Protecting Southern wetlands a key climate solution
Explore one of Charleston’s last undisturbed natural spaces.
The Cainhoy Peninsula is a critical area for flood-storing wetlands that help combat storm surge and rising seas. This is where developers are proposing to put thousands of homes.
When streets and yards are underwater on sunny days, there’s no denying flooding presents serious problems along our coast. What’s murkier, however, is how to handle these problems, caused by rising seas and stronger storms and made worse by outdated development practices.
As our coast becomes wetter, it’s also welcoming more and more residents, drawn to life by the water. This growth coincides with climate change, and wetlands are caught in the crosshairs—heralded for their ability to hold flood waters, yet seen as obstacles when development interests seek new land near desirable waterfronts. Already we’re losing wetlands at an alarming rate: the contiguous United States loses more than 80,000 acres of coastal wetlands every year, and 4 out of 5 of those acres are in the Southeast.
“It makes you ask, are we doing what is needed to address climate change on our coast?” said Chris DeScherer, Director of SELC’s South Carolina Office. “Or are we going to make an already difficult situation worse?”
Charleston’s Cainhoy conundrum
Putting these questions into focus are two projects unfolding in Charleston. Downtown, rising seas and increased flooding have pushed the city to seek answers from the U.S. Army Corps of Engineers. Their solution: an 8-mile seawall costing more than $1 billion surrounding the peninsula.
At the same time, officials are greenlighting a 9,000-acre development the size of a small city on a low-lying and flood-prone peninsula along the tidal Wando River.
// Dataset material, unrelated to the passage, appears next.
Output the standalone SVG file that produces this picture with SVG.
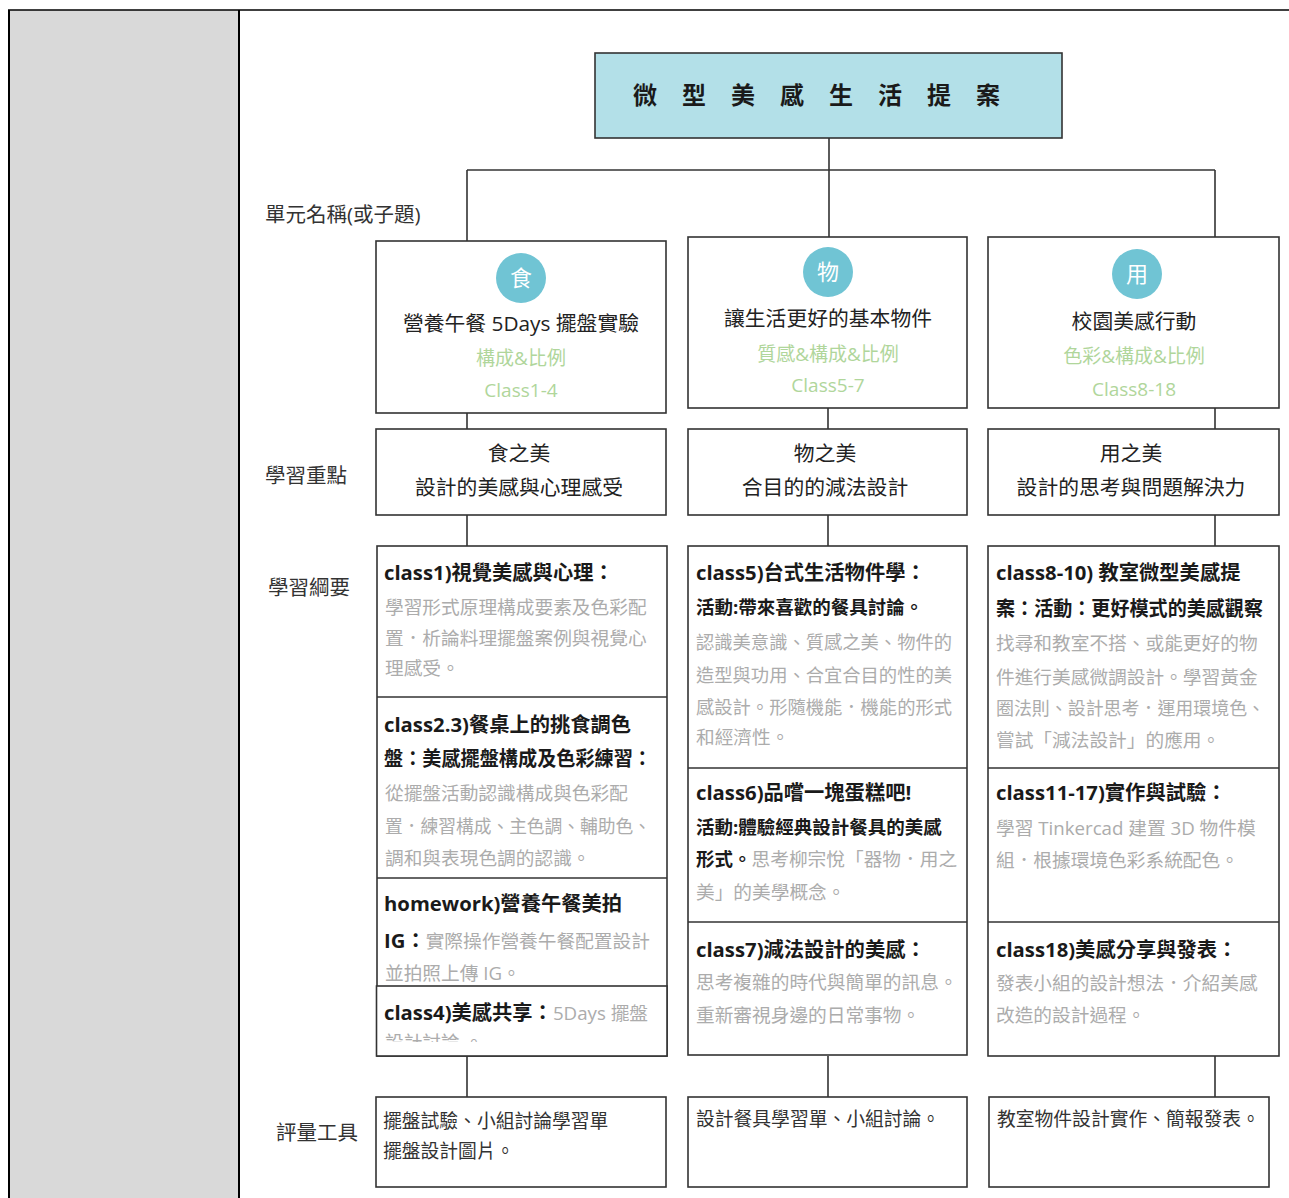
<svg xmlns="http://www.w3.org/2000/svg" width="1289" height="1198" viewBox="0 0 1289 1198">
<defs>
<style>
.t{font-family:"Open Sans","Noto Sans CJK TC",sans-serif}
.box{fill:#fff;stroke:#333;stroke-width:1.6}
.ln{stroke:#333;stroke-width:1.6;fill:none}
.lbl{font-size:20.5px;fill:#333}
.hd{font-size:20.8px;fill:#222;text-anchor:middle}
.gr{font-size:19px;fill:#b0d69b;text-anchor:middle}
.ic{font-size:22px;fill:#fff;text-anchor:middle}
.b{font-size:20.3px;font-weight:bold;fill:#1a1a1a}
.bs{font-size:18.5px;font-weight:bold;fill:#1a1a1a}
.g{font-size:18.7px;fill:#acacac}
.ev{font-size:18.8px;fill:#333}
</style>
<clipPath id="cHw"><rect x="377" y="879" width="290" height="105"/></clipPath>
<clipPath id="cC4"><rect x="377" y="987" width="290" height="55"/></clipPath>
</defs>
<rect x="0" y="0" width="1289" height="1198" fill="#fff"/>
<g id="frame">
<rect x="9" y="10" width="230" height="1190" fill="#d9d9d9"/>
<line x1="9" y1="10" x2="9" y2="1198" stroke="#000" stroke-width="2"/>
<line x1="8" y1="10" x2="1289" y2="10" stroke="#000" stroke-width="1.6"/>
<line x1="239" y1="10" x2="239" y2="1198" stroke="#000" stroke-width="2"/>
</g>
<g id="labels" class="t">
<text class="lbl" x="265" y="222">單元名稱(或子題)</text>
<text class="lbl" x="265" y="483">學習重點</text>
<text class="lbl" x="268" y="595">學習綱要</text>
<text class="lbl" x="276" y="1140">評量工具</text>
</g>
<g id="connectors">
<line class="ln" x1="829" y1="138" x2="829" y2="237"/>
<line class="ln" x1="467" y1="170" x2="1215" y2="170"/>
<line class="ln" x1="467" y1="170" x2="467" y2="241"/>
<line class="ln" x1="1215" y1="170" x2="1215" y2="237"/>
<line class="ln" x1="467" y1="413" x2="467" y2="429"/>
<line class="ln" x1="828" y1="408" x2="828" y2="429"/>
<line class="ln" x1="1215" y1="408" x2="1215" y2="429"/>
<line class="ln" x1="467" y1="515" x2="467" y2="546"/>
<line class="ln" x1="828" y1="515" x2="828" y2="546"/>
<line class="ln" x1="1215" y1="515" x2="1215" y2="546"/>
<line class="ln" x1="467" y1="1056" x2="467" y2="1097"/>
<line class="ln" x1="828" y1="1056" x2="828" y2="1097"/>
<line class="ln" x1="1215" y1="1056" x2="1215" y2="1097"/>
</g>
<g id="title" class="t">
<rect x="595" y="53" width="467" height="85" fill="#b3e0e8" stroke="#333" stroke-width="1.6"/>
<text x="633" y="104" font-size="24" font-weight="bold" fill="#1a1a1a" letter-spacing="25">微型美感生活提案</text>
</g>
<g id="unit1" class="t">
<rect class="box" x="376" y="241" width="290" height="172"/>
<circle cx="521" cy="278" r="25" fill="#70c4d4"/>
<text class="ic" x="521" y="286">食</text>
<text class="hd" x="521" y="331">營養午餐 5Days 擺盤實驗</text>
<text class="gr" x="521" y="365">構成&amp;比例</text>
<text class="gr" x="521" y="397">Class1-4</text>
</g>
<g id="unit2" class="t">
<rect class="box" x="688" y="237" width="279" height="171"/>
<circle cx="828" cy="272" r="25" fill="#70c4d4"/>
<text class="ic" x="828" y="280">物</text>
<text class="hd" x="828" y="326">讓生活更好的基本物件</text>
<text class="gr" x="828" y="361">質感&amp;構成&amp;比例</text>
<text class="gr" x="828" y="392">Class5-7</text>
</g>
<g id="unit3" class="t">
<rect class="box" x="988" y="237" width="291" height="171"/>
<circle cx="1137" cy="274" r="25" fill="#70c4d4"/>
<text class="ic" x="1137" y="282">用</text>
<text class="hd" x="1134" y="329">校園美感行動</text>
<text class="gr" x="1134" y="363">色彩&amp;構成&amp;比例</text>
<text class="gr" x="1134" y="396">Class8-18</text>
</g>
<g id="focus1" class="t">
<rect class="box" x="376" y="429" width="290" height="86"/>
<text class="hd" x="519" y="461">食之美</text>
<text class="hd" x="519" y="495">設計的美感與心理感受</text>
</g>
<g id="focus2" class="t">
<rect class="box" x="688" y="429" width="279" height="86"/>
<text class="hd" x="825" y="461">物之美</text>
<text class="hd" x="825" y="495">合目的的減法設計</text>
</g>
<g id="focus3" class="t">
<rect class="box" x="988" y="429" width="291" height="86"/>
<text class="hd" x="1131" y="461">用之美</text>
<text class="hd" x="1131" y="495">設計的思考與問題解決力</text>
</g>
<g id="outline1" class="t">
<rect class="box" x="377" y="546" width="290" height="510"/>
<line class="ln" x1="377" y1="697" x2="667" y2="697"/>
<line class="ln" x1="377" y1="878" x2="667" y2="878"/>
<text class="b" x="384" y="580">class1)視覺美感與心理：</text>
<text class="g" x="385" y="613.5">學習形式原理構成要素及色彩配</text>
<text class="g" x="385" y="645">置．析論料理擺盤案例與視覺心</text>
<text class="g" x="385" y="675">理感受。</text>
<text class="b" x="384" y="732">class2.3)餐桌上的挑食調色</text>
<text class="b" x="384" y="766" textLength="268" lengthAdjust="spacingAndGlyphs">盤：美感擺盤構成及色彩練習：</text>
<text class="g" x="385" y="800">從擺盤活動認識構成與色彩配</text>
<text class="g" x="385" y="833" textLength="266" lengthAdjust="spacingAndGlyphs">置．練習構成、主色調、輔助色、</text>
<text class="g" x="385" y="865">調和與表現色調的認識。</text>
<text class="b" x="384" y="911">homework)營養午餐美拍</text>
<text x="384" y="948"><tspan class="b">IG：</tspan><tspan class="g">實際操作營養午餐配置設計</tspan></text>
<text class="g" x="385" y="980" clip-path="url(#cHw)">並拍照上傳 IG。</text>
<rect class="box" x="376.5" y="986" width="290.5" height="70"/>
<text x="384" y="1020"><tspan class="b">class4)美感共享：</tspan><tspan class="g">5Days 擺盤</tspan></text>
<text class="g" x="385" y="1049" clip-path="url(#cC4)">設計討論 。</text>
</g>
<g id="outline2" class="t">
<rect class="box" x="688" y="546" width="279" height="509"/>
<line class="ln" x1="688" y1="768" x2="967" y2="768"/>
<line class="ln" x1="688" y1="922" x2="967" y2="922"/>
<text class="b" x="696" y="580">class5)台式生活物件學：</text>
<text class="bs" x="696" y="614">活動:帶來喜歡的餐具討論。</text>
<text class="g" x="696" y="648.5" textLength="256" lengthAdjust="spacingAndGlyphs">認識美意識、質感之美、物件的</text>
<text class="g" x="696" y="681.5" textLength="256" lengthAdjust="spacingAndGlyphs">造型與功用、合宜合目的性的美</text>
<text class="g" x="696" y="713.5" textLength="256" lengthAdjust="spacingAndGlyphs">感設計。形隨機能．機能的形式</text>
<text class="g" x="696" y="743.5">和經濟性。</text>
<text class="b" x="696" y="800">class6)品嚐一塊蛋糕吧!</text>
<text class="bs" x="696" y="834">活動:體驗經典設計餐具的美感</text>
<text x="696" y="866"><tspan class="bs">形式。</tspan><tspan class="g">思考柳宗悅「器物．用之</tspan></text>
<text class="g" x="696" y="898.5">美」的美學概念。</text>
<text class="b" x="696" y="957">class7)減法設計的美感：</text>
<text class="g" x="696" y="988.5">思考複雜的時代與簡單的訊息。</text>
<text class="g" x="696" y="1021.5">重新審視身邊的日常事物。</text>
</g>
<g id="outline3" class="t">
<rect class="box" x="988" y="546" width="291" height="510"/>
<line class="ln" x1="988" y1="768" x2="1279" y2="768"/>
<line class="ln" x1="988" y1="922" x2="1279" y2="922"/>
<text class="b" x="996" y="580">class8-10) 教室微型美感提</text>
<text class="b" x="996" y="616" textLength="267" lengthAdjust="spacingAndGlyphs">案：活動：更好模式的美感觀察</text>
<text class="g" x="996" y="649.5">找尋和教室不搭、或能更好的物</text>
<text class="g" x="996" y="683.5">件進行美感微調設計。學習黃金</text>
<text class="g" x="996" y="714.5" textLength="269" lengthAdjust="spacingAndGlyphs">圈法則、設計思考．運用環境色、</text>
<text class="g" x="996" y="746.5">嘗試「減法設計」的應用。</text>
<text class="b" x="996" y="800">class11-17)實作與試驗：</text>
<text class="g" x="996" y="834.5">學習 Tinkercad 建置 3D 物件模</text>
<text class="g" x="996" y="866.5">組．根據環境色彩系統配色。</text>
<text class="b" x="996" y="957">class18)美感分享與發表：</text>
<text class="g" x="996" y="989.5">發表小組的設計想法．介紹美感</text>
<text class="g" x="996" y="1021.5">改造的設計過程。</text>
</g>
<g id="eval1" class="t">
<rect class="box" x="376" y="1097" width="290" height="90"/>
<text class="ev" x="383" y="1128">擺盤試驗、小組討論學習單</text>
<text class="ev" x="383" y="1158">擺盤設計圖片。</text>
</g>
<g id="eval2" class="t">
<rect class="box" x="688" y="1097" width="279" height="90"/>
<text class="ev" x="696" y="1126">設計餐具學習單、小組討論。</text>
</g>
<g id="eval3" class="t">
<rect class="box" x="989" y="1097" width="280" height="90"/>
<text class="ev" x="997" y="1126">教室物件設計實作、簡報發表。</text>
</g>
</svg>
The massive Cainhoy project would forever change one of Charleston’s last undisturbed natural spaces, destroying flood-storing wetlands in the process.
Bordering the Francis Marion National Forest and home to species like the endangered Red-cockaded woodpecker, in many ways Cainhoy is one of the most ecologically important tracts of undeveloped land remaining on the South Carolina coast. Covering nearly half the property, Cainhoy’s wetlands act like a sponge, absorbing and holding waters along the peninsula’s edge. The land is teeming with wildlife and its surrounding waters host nature tourists in kayaks peering through the salt marsh beside small-scale fishers looking for crabs.
This is where developers are proposing to put thousands of homes, almost half of them in the floodplain, where floodwaters already show up during storms.
Better options
We knew there had to be a better plan for Cainhoy. To identify other options, SELC and our partners at the Coastal Conservation League engaged land planning experts to review the proposal. Their findings show that it’s possible to build the same number of homes on higher ground out of harm’s way—while cutting the number of impacted wetlands from hundreds of acres to a dozen.
When we showed those alternatives to the Corps during the permitting process, the Corps gave them little consideration. Now we’re suing in federal court to ensure they meet their responsibilities to consider “the least damaging alternative.”
“Even the Corps itself admits that there are smarter, more responsible alternatives,” said Senior Attorney Catherine Wannamaker, who is litigating our case. “Approving a huge new development in such a vulnerable area is completely at odds with ongoing efforts to protect the City of Charleston from flooding and storm surge that happens regularly now.”
What’s next?
The dilemma in Charleston mirrors what many other Southern cities are facing, or will face soon, as climate change increasingly impacts our ways of life. But when cities choose to fill wetlands, they remove an existing solution that could absorb the rising seas and are counterintuitively worsening flooding.
“As coastal communities face choices about how to adapt to a changing climate, the Cainhoy proposal is a reminder that nature provides us an obvious solution,” said DeScherer. “It’s sitting right outside our door, if we can just recognize it.”